Without all the statistical justification and in case you skipped the above part, it’s sufficient to remember that any data that only represents a small fraction of the total population should always be evaluated and interpreted with care!

Different from the y-axis manipulation (that has a simple solution by always making sure the y-axis starts at zero) there is, I think, no easy way to correctly displaying partial data like evaluation data. You could for example create a threshold where you leave out all training that has less than a 25% response rate. But that could mean you potentially end up with very little data points. And I would argue that evaluation data is always informative and useful even when response rates are small. What I always recommend to do is, as a minimum, add the response rate to the dashboard to allow anybody who views it see what the response rate is and take that into consideration when exploring the data.

Chart 3: unequal comparisons

Chart 3 displays how many training titles have a duration that falls within a specified range. The ranges go from less than 15 minutes to more than 40 hours. The creation of the ranges is called binning. Binning is used when you have a long list of discrete values that would otherwise clog up your visual. Imagine we would display all available different values of ‘learning hours’ that we have in the system. We might look at 30 or more variations and that would make the chart unreadable or at the least very ugly like shown below.

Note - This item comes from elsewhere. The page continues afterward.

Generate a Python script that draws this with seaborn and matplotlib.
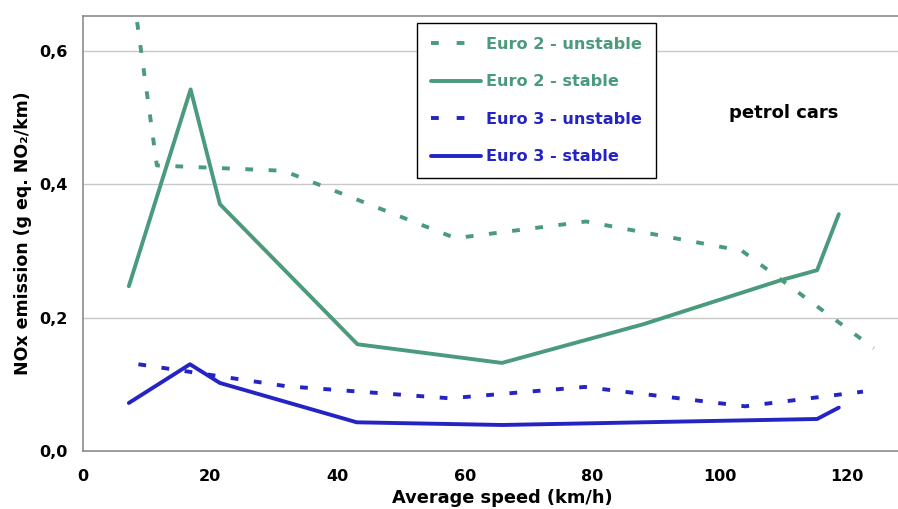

The same data as chart 3 above, but without binning

The use of binning itself therefor is a common and useful practice. However, in chart 3 shown at question 2 at the start of this article, the binning has been somewhat arbitrary. This is something I see a lot in L&D. We tend to break up the hour into a few (typically 2 or 4) smaller parts, and as the training duration increases, we make the ‘bins’ much longer. Consider that the one-but-final bin 8-40 hours covers a whopping 32 hours, compared to the first bin that only covers 15 minutes, that is a whopping 128 times smaller! And like with the y-axis manipulation from chart 1, chart 3 is technically not incorrect. However as said before, many if not most people don’t really look at the x-axis values. And when interpreting the data, most people will not take into consideration the fact that some bins are 128 times larger than others. They will see a massive amount of training that has a very long duration and only a very small number that has a short duration. While this is in reality not the case (as you can already see that from the above image).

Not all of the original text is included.